Stało się - Kylie Minogue i Olivier Martinez rozstali się. Mówi się, że ostatecznym powodem zerwania zaręczyn były niedawne doniesienia o wielokrotnych zdradach aktora (zobacz: Zdradza Kylie Minogue?, Zły narzeczony)
. Mało tego, w kilka godzin po ogłoszeniu rozstania Oliviera widziano już jak przytula się do... Penelope Cruz!
Martineza i seksowną aktorkę widziano w Chateau Marmont w Los Angeles, w tym samym hotelu w którym przed laty zakochał sie w Kylie.
Kylie jest bardzo wrażliwą kobietą, która kochała go całym sercem, a teraz wygląda na to, że jego samego nic to nie obchodzi - podaje źródło Daily Mirror.
Najwyraźniej nie przejmuje sie jej uczuciami. Podszedł do Penelope w chwilę po tym, jak usiadła do lunchu ze swoimi znajomymi. Nigdy byś nie pomyślał, że właśnie rozstał się z miłością swojego życia. Ta piękna kobieta wskoczyła do jego auta i gdzieś pojechali. Wyglądał na zadowolonego i szczęśliwego. Nie był ani trochę smutny.
Penelope i Olivier udali sie później na imprezę do domu najlepszej przyjaciółki Cruz, Salmy Hayek.

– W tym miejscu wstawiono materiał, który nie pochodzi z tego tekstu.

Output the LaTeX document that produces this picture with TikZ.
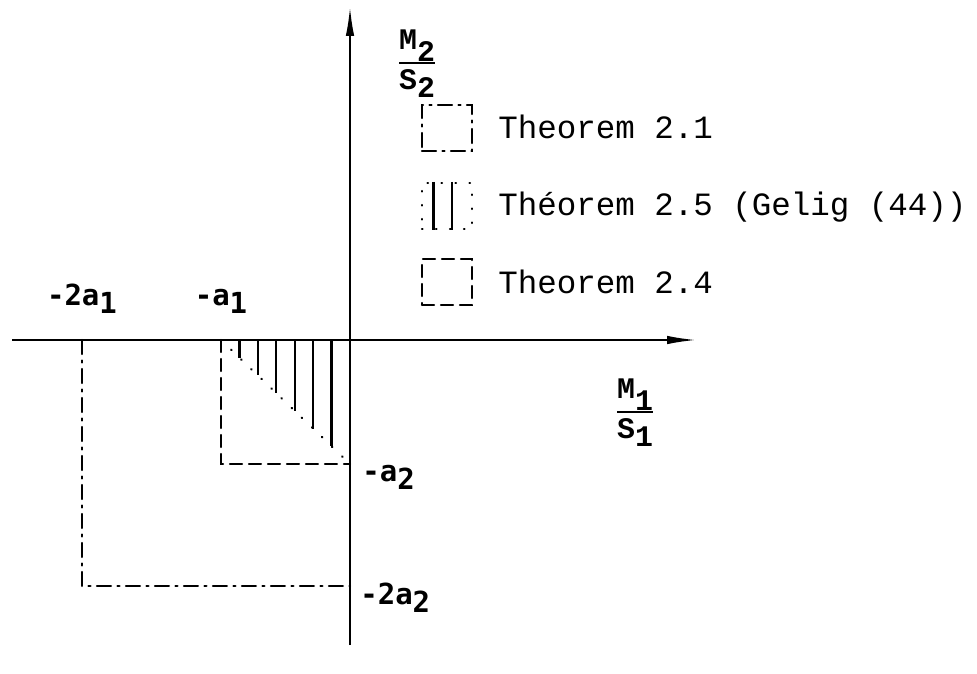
\documentclass[tikz,border=0pt]{standalone}
\usepackage{fontspec}
\setmonofont{Liberation Mono}
\newfontfamily\ticklabelfont{DejaVu Sans Mono}
\usepackage{tikz}
\usetikzlibrary{arrows.meta,positioning,calc}
\newcommand{\idx}[1]{\raisebox{-0.55ex}{#1}}
\newcommand{\fracidx}[1]{\raisebox{-0.8ex}{#1}}

\begin{document}
\begin{tikzpicture}[
  x=0.02cm, y=-0.02cm,
  axis/.style={line width=1.3pt,-{Latex[length=0.6cm,width=0.17cm]}},
  bound/.style={line width=1.3pt,line cap=round},
  thmone/.style={bound,dash pattern=on 0.28cm off 0.13cm on 0.04cm off 0.13cm},
  thmfour/.style={bound,dash pattern=on 0.24cm off 0.14cm},
  thmfive/.style={bound,dash pattern=on 0.01cm off 0.27cm},
  hatch/.style={line width=1.3pt},
  keybox/.style={draw,minimum width=1cm,minimum height=0.92cm,inner sep=0pt},
  leg/.style={font=\fontsize{18.5}{22}\selectfont\ttfamily,inner sep=0pt},
  tick/.style={font=\fontsize{16.5}{19}\selectfont\ticklabelfont\bfseries,inner sep=0pt},
  frac/.style={font=\fontsize{17}{20}\selectfont\ttfamily\bfseries,inner sep=0pt}
]
\useasboundingbox (0,0) rectangle (977,673);

\coordinate (O) at (350,340);
\coordinate (xs) at (12,340);
\coordinate (xe) at (697,340);
\coordinate (ys) at (350,645);
\coordinate (ye) at (350,6);
\coordinate (a1) at (221,340);
\coordinate (aa1) at (82,340);
\coordinate (a2) at (350,464);
\coordinate (aa2) at (350,586);
\coordinate (c4) at (221,464);
\coordinate (c1) at (82,586);

\draw[axis] (xs) -- (xe);
\draw[axis] (ys) -- (ye);

\draw[thmone] (aa1) -- (c1) -- (aa2);
\draw[thmfour] (a1) -- (c4) -- (a2);
\draw[thmfive] (a1) -- (a2);
\foreach \i in {1,...,6}
  \draw[hatch] ($(a1)!\i/7!(O)$) -- ($(a1)!\i/7!(a2)$);

\node[tick, anchor=base] (laa1) at (82,305) {-2a\idx{1}};
\node[tick, anchor=base] (la1) at (221,305) {-a\idx{1}};
\node[tick, anchor=base west] (la2) at (362,481) {-a\idx{2}};
\node[tick, anchor=base west] (laa2) at (360,604) {-2a\idx{2}};

\node[frac] (fx) at (635,411)
  {\setlength{\arrayrulewidth}{1.6pt}\begin{tabular}{@{}c@{}}M\fracidx{1}\\[1pt]\hline S\idx{1}\end{tabular}};
\node[frac] (fy) at (417,62)
  {\setlength{\arrayrulewidth}{1.6pt}\begin{tabular}{@{}c@{}}M\fracidx{2}\\[1pt]\hline S\idx{2}\end{tabular}};

\node[keybox, thmone] (k1) at (447,128) {};
\node[keybox, thmfive] (k5) at (447,206) {};
\node[keybox, thmfour] (k4) at (447,282) {};
\draw[hatch] ($(k5.north west)!0.24!(k5.north east)$) -- ($(k5.south west)!0.24!(k5.south east)$);
\draw[hatch] ($(k5.north west)!0.6!(k5.north east)$) -- ($(k5.south west)!0.6!(k5.south east)$);

\node[leg, anchor=base west] (t1) at (498,138) {Theorem 2.1};
\node[leg, anchor=base west] (t5) at (498,215) {Théorem 2.5 (Gelig (44))};
\node[leg, anchor=base west] (t4) at (498,293) {Theorem 2.4};
\end{tikzpicture}
\end{document}
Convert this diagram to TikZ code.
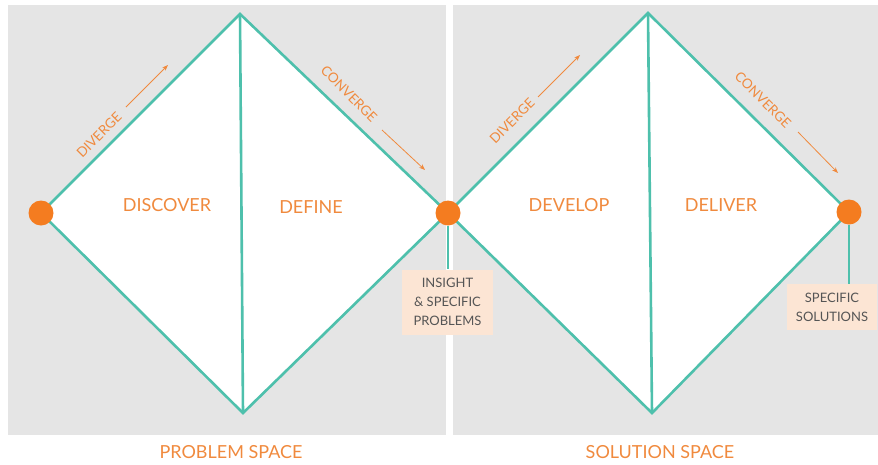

Jeśli chodzi o samo rozstanie to podobno juz w trakcie trasy koncertowej Kylie zaczęło się źle dziać. Choćby sam fakt, że podczas gdy Minogue dawała swój pierwszy koncert w Melbourne, Olivier... grał w polo w Indiach! Powiedziała wtedy: "Wiem, że to juz koniec, ale nie będę w stanie o tym myśleć dopóki trasa się nie skończy" - twierdzi przyjaciel piosenkarki.
To była dla niej chwila prawdy. Nie chodziło o plotki związane z innymi kobietami, chociaż to też ją bardzo zraniło. Chodziło o zdanie sobie sprawy z tego, że Olivier nie był oddany ich związkowi. Nie był nawet gotowy przyłączyć się do niej podczas najważniejszego koncertu w jej życiu.
Kylie była podobno zakochana w Martinezie od momentu, kiedy go poznała. On nie był w stanie pozostać jej wierny, a ona chciała małżeństwa, dzieci. Nazywała go przecież miłością jej życia. Podobno w rozmowie z rodzicami, już po rozstaniu, Olivier powiedział:
Zależy mi na niej, ale już nie jestem w niej zakochany. Bardzo dużo się kłóciliśmy. Przerośliśmy samych siebie.
Jedno z źródeł bliskich aktorowi twierdzi też, że Olivier chciał ostudzić ostatnio sprawy między nim a Kylie i, że już od dłuższego czasu zanosiło się na rozstanie. Nikt z rodziny czy znajomych nie zdziwił się, że Martinez zdecydował się odejść.